OBJECTIVE:
Count the lines below that contain the word "chart" and give only the number.

PROVIDED DATA:
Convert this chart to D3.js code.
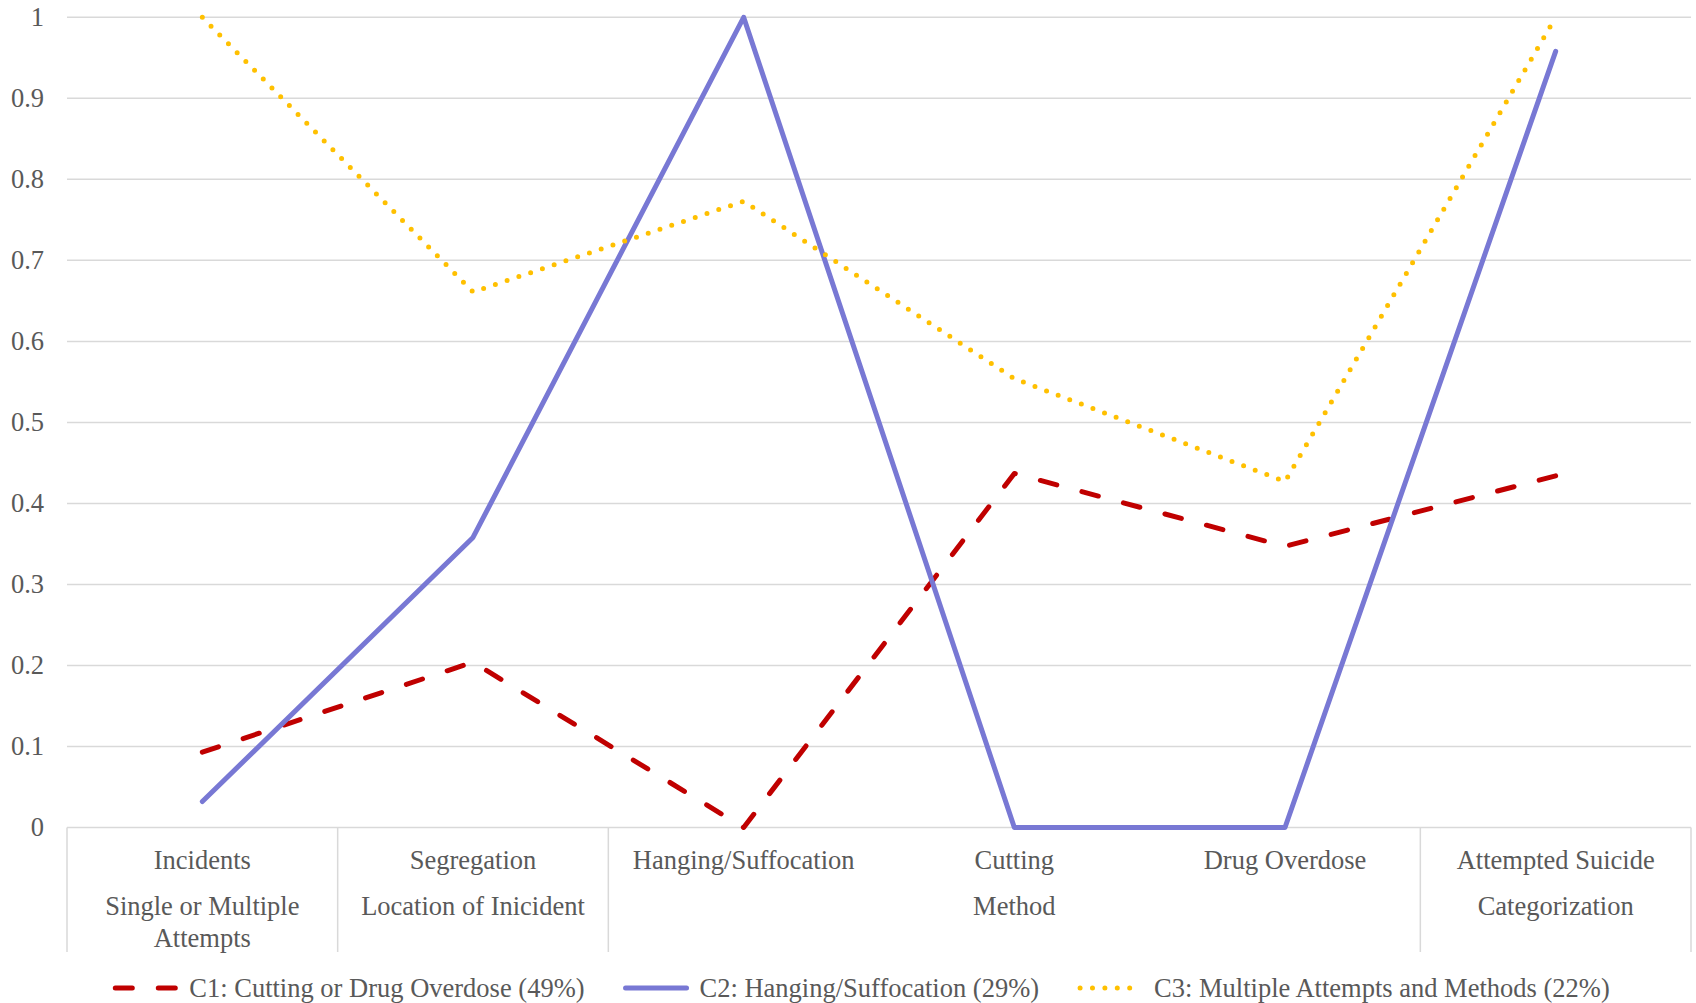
<!DOCTYPE html>
<html>
<head>
<meta charset="utf-8">
<script src="https://cdn.jsdelivr.net/npm/d3@7"></script>
<style>
  html, body { margin: 0; padding: 0; background: #fff; }
  svg { display: block; }
  text { font-family: "Liberation Serif", "Times New Roman", serif; fill: #595959; }
</style>
</head>
<body>
<svg id="chart" width="1696" height="1003"></svg>
<script>
// Profile values per cluster, one point per category
const categories = ["Incidents", "Segregation", "Hanging/Suffocation", "Cutting", "Drug Overdose", "Attempted Suicide"];
const groupLabels = [["Single or Multiple", "Attempts"], ["Location of Inicident"], ["Method"], ["Categorization"]];
const groupSpans = [1, 1, 3, 1];

const seriesNames = [
  "C1: Cutting or Drug Overdose (49%)",
  "C2: Hanging/Suffocation (29%)",
  "C3: Multiple Attempts and Methods (22%)"
];
const c1 = [0.093, 0.204, 0.0, 0.437, 0.347, 0.434];
const c2 = [0.032, 0.358, 1.0, 0.0, 0.0, 0.958];
const c3 = [1.0, 0.661, 0.773, 0.554, 0.427, 1.0];
const yTicks = [0, 0.1, 0.2, 0.3, 0.4, 0.5, 0.6, 0.7, 0.8, 0.9, 1];

const styles = [
  { color: "#C00000", width: 5, dash: "17 26", cap: "round" },
  { color: "#7878D4", width: 5, dash: null, cap: "round" },
  { color: "#FFC000", width: 5, dash: "0 12.4", cap: "round" }
];
const seriesValues = [c1, c2, c3];

const svg = d3.select("#chart");
const plotLeft = 67, plotRight = 1691, plotTop = 17.3, plotBottom = 827.5;
const gridColor = "#D9D9D9";
const fontSize = 26.5;

const x = d3.scaleBand().domain(categories).range([plotLeft, plotRight]).paddingInner(0).paddingOuter(0);
const cx = c => x(c) + x.bandwidth() / 2;
const y = d3.scaleLinear().domain([0, 1]).range([plotBottom, plotTop]);

// Horizontal gridlines
svg.append("g").selectAll("line").data(yTicks).join("line")
  .attr("x1", plotLeft).attr("x2", plotRight)
  .attr("y1", d => y(d)).attr("y2", d => y(d))
  .attr("stroke", gridColor).attr("stroke-width", 1.5);

// Value axis labels
const yAxis = d3.axisLeft(y).tickValues(yTicks).tickSize(0).tickPadding(23)
  .tickFormat(d => String(+d.toFixed(1)));
const yg = svg.append("g").attr("transform", `translate(${plotLeft},0)`).call(yAxis);
yg.select(".domain").remove();
yg.selectAll("text").style("font-size", fontSize + "px").attr("fill", "#595959")
  .style("font-family", "Liberation Serif");

// Category axis: group separators
const sepBottom = 952;
let idx = 0;
const boundaries = [plotLeft];
groupSpans.forEach(s => { idx += s; boundaries.push(idx < categories.length ? x(categories[idx]) : plotRight); });
svg.append("g").selectAll("line").data(boundaries).join("line")
  .attr("x1", d => d).attr("x2", d => d)
  .attr("y1", plotBottom).attr("y2", sepBottom)
  .attr("stroke", gridColor).attr("stroke-width", 1.5);

// First-level category labels
svg.append("g").selectAll("text").data(categories).join("text")
  .attr("x", d => cx(d)).attr("y", 860).attr("dy", "0.35em")
  .attr("text-anchor", "middle").style("font-size", fontSize + "px")
  .text(d => d);

// Second-level group labels
let start = 0;
const groupG = svg.append("g");
groupLabels.forEach((lines, i) => {
  const first = categories[start];
  const last = categories[start + groupSpans[i] - 1];
  const mid = (x(first) + x(last) + x.bandwidth()) / 2;
  lines.forEach((ln, j) => {
    groupG.append("text")
      .attr("x", mid).attr("y", 906 + j * 32).attr("dy", "0.35em")
      .attr("text-anchor", "middle").style("font-size", fontSize + "px")
      .text(ln);
  });
  start += groupSpans[i];
});

// Series lines
const line = d3.line().x((d, i) => cx(categories[i])).y(d => y(d));
seriesValues.forEach((vals, i) => {
  const st = styles[i];
  const p = svg.append("path").datum(vals)
    .attr("d", line).attr("fill", "none")
    .attr("stroke", st.color).attr("stroke-width", st.width)
    .attr("stroke-linecap", st.cap).attr("stroke-linejoin", "round");
  if (st.dash) p.attr("stroke-dasharray", st.dash);
});

// Legend
const legendY = 988;
const sampleW = 67, sampleGap = 10, itemGap = 38;
const legend = svg.append("g");
const items = seriesNames.map((name, i) => {
  const g = legend.append("g");
  const t = g.append("text").attr("x", sampleW + sampleGap).attr("y", legendY).attr("dy", "0.35em")
    .style("font-size", fontSize + "px").text(name);
  const st = styles[i];
  const l = g.append("line").attr("x1", 3).attr("x2", sampleW - 3)
    .attr("y1", legendY).attr("y2", legendY)
    .attr("stroke", st.color).attr("stroke-width", st.width).attr("stroke-linecap", st.cap);
  if (st.dash) l.attr("stroke-dasharray", st.dash);
  return { g, w: sampleW + sampleGap + t.node().getComputedTextLength() };
});
const total = d3.sum(items, d => d.w) + itemGap * (items.length - 1);
let lx = 861 - total / 2;
items.forEach(it => { it.g.attr("transform", `translate(${lx},0)`); lx += it.w + itemGap; });
</script>
</body>
</html>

FINAL ANSWER:
3